The cast delivers it all. Though the world has not yet discovered the maximum setting on Escola’s antics dial, the base line is always dead seriousness: Mary’s camp is merely her means of committing fully to ludicrous goals. (Check out Escola’s YouTube videos for a catalog of the ways that can work.) And Ricamora, whose stage roles have tended toward dignified earnestness, here turns inside out to reach (and sometimes exceed) Escola’s epic idiocy.
Though “Oh, Mary!” was already great fun Off Broadway this past winter, I occasionally felt oppressed by my proximity to such oversized performances. At the much-larger Lyceum, it has opened up and found its natural dimension. The laughs roll through the house and return, creating a loop that at times approaches hysteria. (Never for the actors though; they do not break.) And the technical aspects, though also enlarged, remain smarter than they are lavish, recalling the roots of the drag aesthetic in the handmade ethos of community and school.
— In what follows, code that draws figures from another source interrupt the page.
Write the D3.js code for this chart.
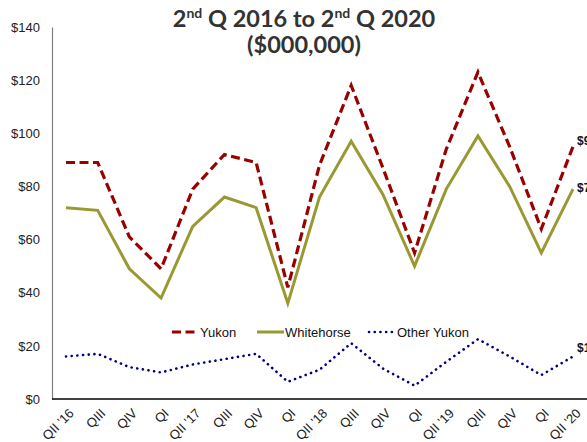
<!DOCTYPE html>
<html>

<head>
    <meta charset="utf-8">
    <title></title>
    <style>
        body { margin: 0; background: #fff; }
        text { font-family: "Liberation Sans", Arial, sans-serif; }
    </style>
</head>

<body>
    <script src="https://cdn.jsdelivr.net/npm/d3@7/dist/d3.min.js"></script>
    <script>
    // categories (quarters)
    let quarters = ["QII '16", "QIII", "QIV", "QI", "QII '17", "QIII", "QIV", "QI", "QII '18",
        "QIII", "QIV", "QI", "QII '19", "QIII", "QIV", "QI", "QII '20"];

    // series values ($000,000)
    let yukon = [89, 89, 61, 49, 79, 92, 89, 42, 88, 118, 87, 55, 94, 123, 95, 64, 95];
    let whitehorse = [72, 71, 49, 38, 65, 76, 72, 36, 76, 97, 77, 50, 79, 99, 80, 55, 79];
    let otherYukon = [16, 17, 12, 10, 13, 15, 17, 6.5, 11, 21, 11.5, 5, 14, 22.5, 16, 9, 16];

    let yTicks = [0, 20, 40, 60, 80, 100, 120, 140];
    let seriesNames = ["Yukon", "Whitehorse", "Other Yukon"];

    let width = 587,
        height = 442;

    let svg = d3.select('body').append('svg').attr('width', width).attr('height', height);

    // keys: indices, so repeated labels are separate points
    let xScale = d3.scalePoint()
        .domain(d3.range(quarters.length))
        .range([66, 573]);

    let yScale = d3.scaleLinear()
        .domain([0, 140])
        .range([399, 27]);

    // y axis
    let yAxis = d3.axisLeft(yScale)
        .tickValues(yTicks)
        .tickSize(0)
        .tickPadding(12)
        .tickFormat(d => "$" + d);

    let gy = svg.append("g")
        .attr("transform", "translate(52,0)")
        .call(yAxis);
    gy.select(".domain").attr("stroke", "#808080").attr("stroke-width", 1.2);
    gy.selectAll("text").attr("font-size", 13).attr("fill", "#222");

    // x axis
    let xAxis = d3.axisBottom(xScale)
        .tickSize(0)
        .tickFormat(i => quarters[i]);

    let gx = svg.append("g")
        .attr("transform", "translate(0,399)")
        .call(xAxis);
    gx.select(".domain").attr("d", "M52,0H" + width).attr("stroke", "#000").attr("stroke-width", 1.5);
    gx.selectAll("text")
        .attr("font-size", 13)
        .attr("fill", "#222")
        .attr("text-anchor", "end")
        .attr("dy", 0)
        .attr("transform", "translate(6,13) rotate(-45)");

    // lines
    let styles = [
        { data: yukon, color: "#990000", width: 3.2, dash: "9,4.5", cap: "butt" },
        { data: whitehorse, color: "#999933", width: 3, dash: null, cap: "butt" },
        { data: otherYukon, color: "#000080", width: 2.6, dash: "0.1,5.6", cap: "round" }
    ];

    let line = d3.line()
        .x((d, i) => xScale(i))
        .y(d => yScale(d));

    styles.forEach(function(s) {
        svg.append("path")
            .datum(s.data)
            .attr("fill", "none")
            .attr("stroke", s.color)
            .attr("stroke-width", s.width)
            .attr("stroke-dasharray", s.dash)
            .attr("stroke-linecap", s.cap)
            .attr("stroke-linejoin", "miter")
            .attr("d", line);
    });

    // end labels
    let last = quarters.length - 1;
    let labelOffsets = [-2, 3, -4];
    styles.forEach(function(s, k) {
        svg.append("text")
            .attr("x", xScale(last) + 4)
            .attr("y", yScale(s.data[last]) + labelOffsets[k])
            .attr("font-size", 12)
            .attr("font-weight", "bold")
            .attr("fill", "#111")
            .text("$" + Math.round(s.data[last]));
    });

    // legend
    let legendX = [172, 257, 369];
    let legend = svg.append("g").attr("transform", "translate(0,332)");
    styles.forEach(function(s, k) {
        legend.append("line")
            .attr("x1", legendX[k]).attr("x2", legendX[k] + 27)
            .attr("y1", 0).attr("y2", 0)
            .attr("stroke", s.color)
            .attr("stroke-width", s.width)
            .attr("stroke-dasharray", s.dash)
            .attr("stroke-linecap", s.cap);
        legend.append("text")
            .attr("x", legendX[k] + 28)
            .attr("y", 5)
            .attr("font-size", 13)
            .attr("fill", "#111")
            .text(seriesNames[k]);
    });

    // title
    let title = svg.append("text")
        .attr("x", 304)
        .attr("y", 27)
        .attr("text-anchor", "middle")
        .attr("font-size", 23.5)
        .attr("font-weight", "bold")
        .attr("fill", "#333")
        .style("font-family", "Lato, 'Open Sans', sans-serif");
    title.append("tspan").text("2");
    title.append("tspan").attr("font-size", 14).attr("dy", -9).text("nd");
    title.append("tspan").attr("dy", 9).text(" Q 2016 to 2");
    title.append("tspan").attr("font-size", 14).attr("dy", -9).text("nd");
    title.append("tspan").attr("dy", 9).text(" Q 2020");

    svg.append("text")
        .attr("x", 304)
        .attr("y", 53)
        .attr("text-anchor", "middle")
        .attr("font-size", 23.5)
        .attr("font-weight", "bold")
        .attr("fill", "#333")
        .style("font-family", "Lato, 'Open Sans', sans-serif")
        .text("($000,000)");
    </script>
</body>

</html>
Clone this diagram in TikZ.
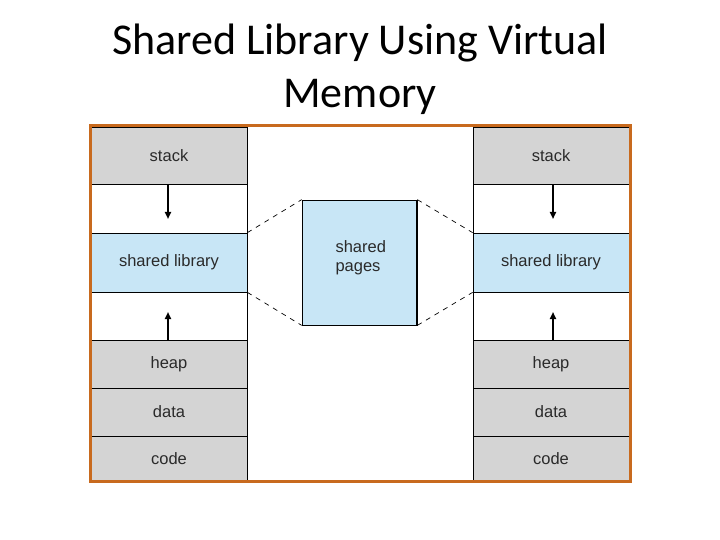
\documentclass[tikz,border=0pt]{standalone}
\usepackage{fontspec}
\setmainfont{Liberation Sans}
\newfontfamily\titlefont{Carlito}
\usetikzlibrary{arrows.meta}
\definecolor{segGray}{HTML}{D4D4D4}
\definecolor{segBlue}{HTML}{C8E6F6}
\definecolor{frameOrange}{HTML}{C86A1E}
\definecolor{txtGray}{HTML}{2A2A2A}
\tikzset{
  seg/.style={draw=black, line width=0.7pt, minimum width=156pt, inner sep=0pt, font=\fontsize{16.5}{18}\selectfont, text=txtGray},
  graySeg/.style={seg, fill=segGray},
  blueSeg/.style={seg, fill=segBlue},
  whiteSeg/.style={seg, fill=white},
  growArrow/.style={-{Triangle[length=7pt,width=6pt]}, line width=1.8pt},
  shareLine/.style={dash pattern=on 5pt off 5pt, line width=0.7pt},
}
\begin{document}
\begin{tikzpicture}[x=1pt,y=-1pt]
\useasboundingbox (0,0) rectangle (720,540);
\node[font=\titlefont\fontsize{44}{53}\selectfont, align=center, text=black] (title) at (360,69) {Shared Library Using Virtual\\Memory};
% outer frame background
\fill[white] (90,126) rectangle (630,481);
% left column
\node[graySeg, minimum height=57pt] (lstack) at (169,155.5) {stack};
\node[whiteSeg, minimum height=49pt] (lgap1) at (169,208.5) {};
\node[blueSeg, minimum height=59pt] (llib) at (169,262.5) {shared library};
\node[whiteSeg, minimum height=48pt] (lgap2) at (169,316) {};
\node[graySeg, minimum height=48pt] (lheap) at (169,364) {heap};
\node[graySeg, minimum height=48pt] (ldata) at (169,412) {data};
\node[graySeg, minimum height=45pt] (lcode) at (169,458.5) {code};
% right column
\node[graySeg, minimum height=57pt] (rstack) at (551,155.5) {stack};
\node[whiteSeg, minimum height=49pt] (rgap1) at (551,208.5) {};
\node[blueSeg, minimum height=59pt] (rlib) at (551,262.5) {shared library};
\node[whiteSeg, minimum height=48pt] (rgap2) at (551,316) {};
\node[graySeg, minimum height=48pt] (rheap) at (551,364) {heap};
\node[graySeg, minimum height=48pt] (rdata) at (551,412) {data};
\node[graySeg, minimum height=45pt] (rcode) at (551,458.5) {code};
% shared pages
\node[draw=black, line width=0.7pt, fill=segBlue, minimum width=115pt, minimum height=125pt, inner sep=0pt] (pages) at (359.5,262.5) {};
\draw[line width=2.2pt] (pages.north east) -- (pages.south east);
\node[font=\fontsize{16.5}{19}\selectfont, text=txtGray, align=left, anchor=north west] (pagestext) at (332,237) {shared\\pages};
% arrows
\coordinate (larrowD) at (168,219);
\coordinate (larrowU) at (168,312);
\coordinate (rarrowD) at (553,219);
\coordinate (rarrowU) at (553,312);
\draw[growArrow] (lstack.south -| larrowD) -- (larrowD);
\draw[growArrow] (lheap.north -| larrowU) -- (larrowU);
\draw[growArrow] (rstack.south -| rarrowD) -- (rarrowD);
\draw[growArrow] (rheap.north -| rarrowU) -- (rarrowU);
% dashed mapping lines
\draw[shareLine] (llib.north east) -- (pages.north west);
\draw[shareLine] (llib.south east) -- (pages.south west);
\draw[shareLine] (pages.north east) -- (rlib.north west);
\draw[shareLine] (pages.south east) -- (rlib.south west);
% outer frame
\draw[frameOrange, line width=3pt] (90,126) rectangle (630,481);
\draw[black, line width=0.7pt] (247,127.5) -- (247,479.5);
\draw[black, line width=0.7pt] (473,127.5) -- (473,479.5);
\end{tikzpicture}
\end{document}
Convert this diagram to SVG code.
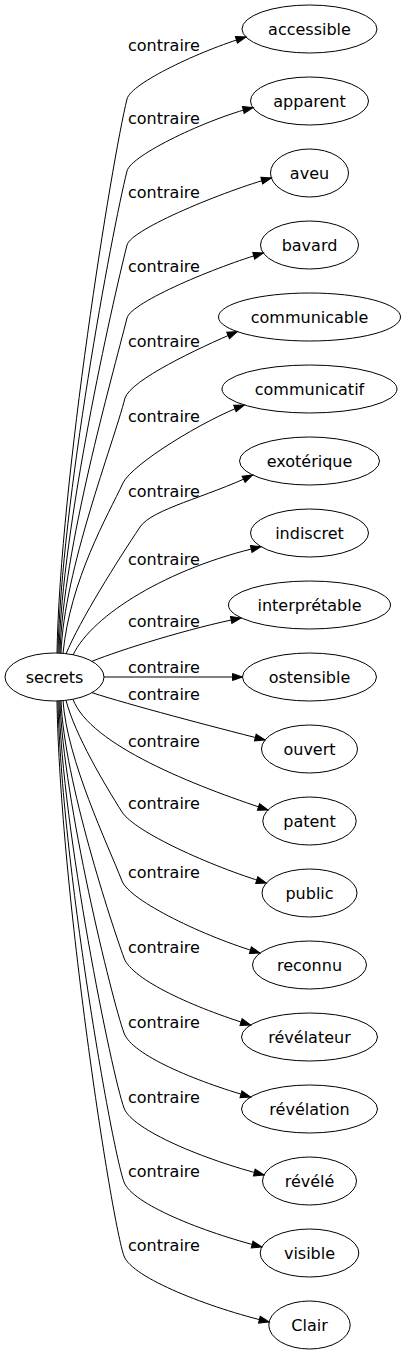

Yes, school. I know that drag queens are being hounded from children’s libraries for the sin of reading with lipstick, and the author of “Oh, Mary!” would probably be the first to disown its cultural importance. But you could do worse during your summer vacation than spend 80 minutes in a profoundly air-conditioned theater seeing how even stupid comedies can become a kind of school, and community. They inflate our pretension until it, and all of us with it, go pop.
Oh, Mary!
Through Sept. 15 at the Lyceum Theater, Manhattan; ohmaryplay.com. Running time: 1 hour 20 minutes.